プリンストン大学のフォン・ヒッペル教授をはじめ、海外の研究者達が、「原子力発電・核燃料サイクル技術等検討小委員会」の資料をみて、一様に首をかしげている。
4月27日に行われた第十三回会合の配付資料1-1の10ページに、「核分裂性プルトニウム貯蔵量の推移」というグラフがある。
日本の保有するプルトニウムの量がそれぞれの政策でどう変わっていくかを示しているはずのグラフだ。
(ここで示されているのは核分裂性のプルトニウム、つまり量がトンPuFで表されているので、実際のプルトニウム量、トンPuにするためには1.5倍する必要がある。)

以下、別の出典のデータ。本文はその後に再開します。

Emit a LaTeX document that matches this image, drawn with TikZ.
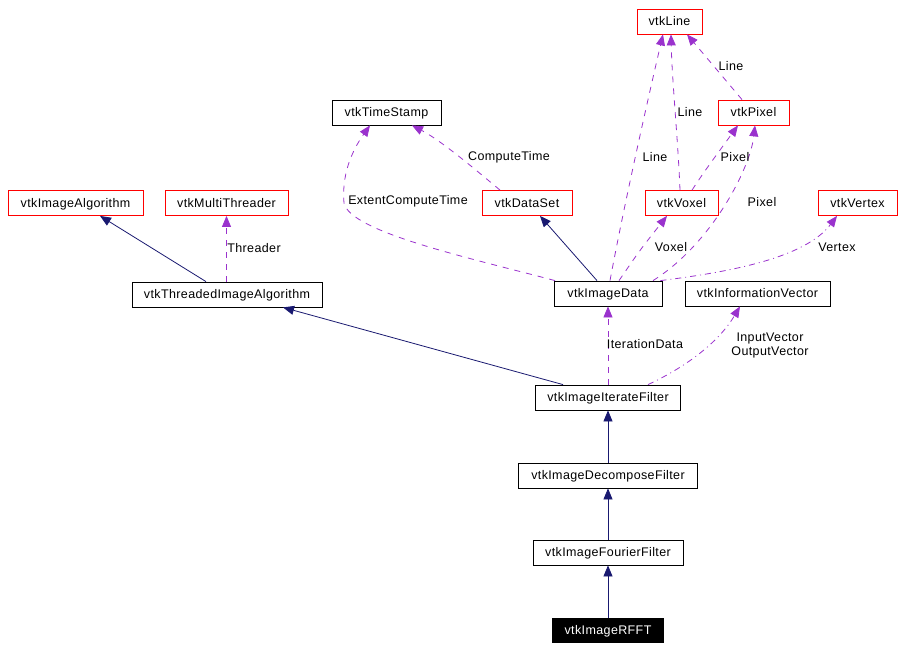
\documentclass[tikz,border=0pt]{standalone}
\usepackage{fontspec}
\setmainfont{Liberation Sans}[LetterSpace=3]
\usetikzlibrary{arrows.meta}
\definecolor{inhnavy}{HTML}{191970}
\definecolor{usepurple}{HTML}{9A32CD}
\begin{document}
\begin{tikzpicture}[x=1pt,y=-1pt,line width=0.8pt,
  cls/.style={draw,minimum height=25pt,inner sep=0pt,text height=8.8pt,text depth=0pt,font=\fontsize{12.5}{14}\selectfont},
  ext/.style={cls,draw=red},
  here/.style={cls,fill=black,text=white},
  inh/.style={draw=inhnavy,-{Triangle[length=11pt,width=9pt]}},
  use/.style={draw=usepurple,dash pattern=on 6pt off 6pt,-{Triangle[length=11pt,width=9pt]}},
  usedot/.style={use,dash pattern=on 6pt off 4pt on 1pt off 4pt},
  lbl/.style={font=\fontsize{12.5}{14}\selectfont,inner sep=0pt}]
\useasboundingbox (0,0) rectangle (903,650);

% classes
\node (line) at (669.5,21.5) [ext,minimum width=65pt] {vtkLine};
\node (tstamp) at (386.5,112.5) [cls,minimum width=109pt] {vtkTimeStamp};
\node (pixel) at (753.5,112.5) [ext,minimum width=71pt] {vtkPixel};
\node (ialg) at (75.5,203) [ext,minimum width=135pt] {vtkImageAlgorithm};
\node (mthr) at (226.5,203) [ext,minimum width=123pt] {vtkMultiThreader};
\node (dset) at (527,203) [ext,minimum width=90pt] {vtkDataSet};
\node (voxel) at (681.5,203) [ext,minimum width=73pt] {vtkVoxel};
\node (vertex) at (857.5,203) [ext,minimum width=79pt] {vtkVertex};
\node (thalg) at (227,294.5) [cls,minimum width=190pt] {vtkThreadedImageAlgorithm};
\node (idata) at (608,293.5) [cls,minimum width=108pt] {vtkImageData};
\node (ivec) at (757.5,293.5) [cls,minimum width=145pt] {vtkInformationVector};
\node (iter) at (608,397.5) [cls,minimum width=145pt] {vtkImageIterateFilter};
\node (decomp) at (608,475.5) [cls,minimum width=179pt] {vtkImageDecomposeFilter};
\node (fourier) at (608,552.5) [cls,minimum width=150pt] {vtkImageFourierFilter};
\node (rfft) at (608,630) [here,minimum width=111pt,minimum height=24pt] {vtkImageRFFT};

% inheritance
\draw [inh] ([xshift=-21pt]thalg.north) -- ([xshift=24.5pt]ialg.south);
\draw [inh] ([xshift=-45pt]iter.north) -- ([xshift=56pt]thalg.south);
\draw [inh] ([xshift=-11pt]idata.north) -- ([xshift=13pt]dset.south);
\draw [inh] (decomp.north) -- (iter.south);
\draw [inh] (fourier.north) -- (decomp.south);
\draw [inh] (rfft.north) -- (fourier.south);

% usage
\draw [use] ([xshift=-0.5pt]thalg.north) -- (mthr.south);
\draw [use] ([xshift=-53pt]idata.north) .. controls (470,258) and (350,232) .. (344,203)
  .. controls (341,170) and (356,145) .. ([xshift=-16.5pt]tstamp.south);
\draw [use] ([xshift=-27pt]dset.north) .. controls (470,165) and (440,140) .. ([xshift=25.5pt]tstamp.south);
\draw [use] ([xshift=2pt]idata.north) .. controls (625,200) and (650,90) .. ([xshift=-6.5pt]line.south);
\draw [use] ([xshift=-1.5pt]voxel.north) .. controls (678,140) and (672,80) .. ([xshift=1.5pt]line.south);
\draw [use] ([xshift=-11.5pt]pixel.north) -- ([xshift=17.5pt]line.south);
\draw [use] ([xshift=10.5pt]voxel.north) .. controls (704,172) .. ([xshift=-15.5pt]pixel.south);
\draw [use] ([xshift=45pt]idata.north) .. controls (710,245) and (750,170) .. ([xshift=1.5pt]pixel.south);
\draw [use] ([xshift=11pt]idata.north) .. controls (640,250) .. ([xshift=-14.5pt]voxel.south);
\draw [usedot] ([xshift=-2pt]idata.north east) .. controls (730,272) and (805,258) .. ([xshift=-20.5pt]vertex.south);
\draw [use] (iter.north) -- (idata.south);
\draw [usedot] ([xshift=40pt]iter.north) .. controls (690,365) and (720,340) .. ([xshift=-17.5pt]ivec.south);

% labels
\node (lthr) at (254,248) [lbl] {Threader};
\node (lect) at (408,201) [lbl] {ExtentComputeTime};
\node (lct) at (509,157) [lbl] {ComputeTime};
\node (lline1) at (655,157) [lbl] {Line};
\node (lline2) at (690,112) [lbl] {Line};
\node (lline3) at (731,66) [lbl] {Line};
\node (lpix1) at (735,157) [lbl] {Pixel};
\node (lpix2) at (762,202) [lbl] {Pixel};
\node (lvox) at (671,247) [lbl] {Voxel};
\node (lvtx) at (837,247) [lbl] {Vertex};
\node (liter) at (645,344) [lbl] {IterationData};
\node (lvec) at (770,345) [lbl,align=center] {InputVector\\OutputVector};
\end{tikzpicture}
\end{document}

全量直接処分シナリオを見ると、2012年に約25トンPuFの核分裂性プルトニウム量が、2017年までに約3トンPuFにまで減っている。
つまり今後5年間で、20トンPuF強のプルトニウムが「プルサーマルで燃やされる」ことになっている。
全量再処理シナリオを見ても、六ヶ所再処理工場で生み出される量以上のプルトニウムがプルサーマルで燃やされている。
あれだけのやらせ事件を引き起こしておいて、電力会社は、まだ、そんなペースでプルサーマルができると思っているのか。
しかも、なぜ、と尋ねられた内閣府は、このグラフは電力会社から示されたとおりのものを載せたと答える。
結局、この原子力発電・核燃料サイクル技術等検討小委員会は、秘密会だのいろいろやるけれど、結局電力会社の都合の良いシナリオをみんなで追認しようとしていただけなのか。
海外の研究者の方が、よっぽど、注意深く、このシナリオのおかしさを見ているのではないか。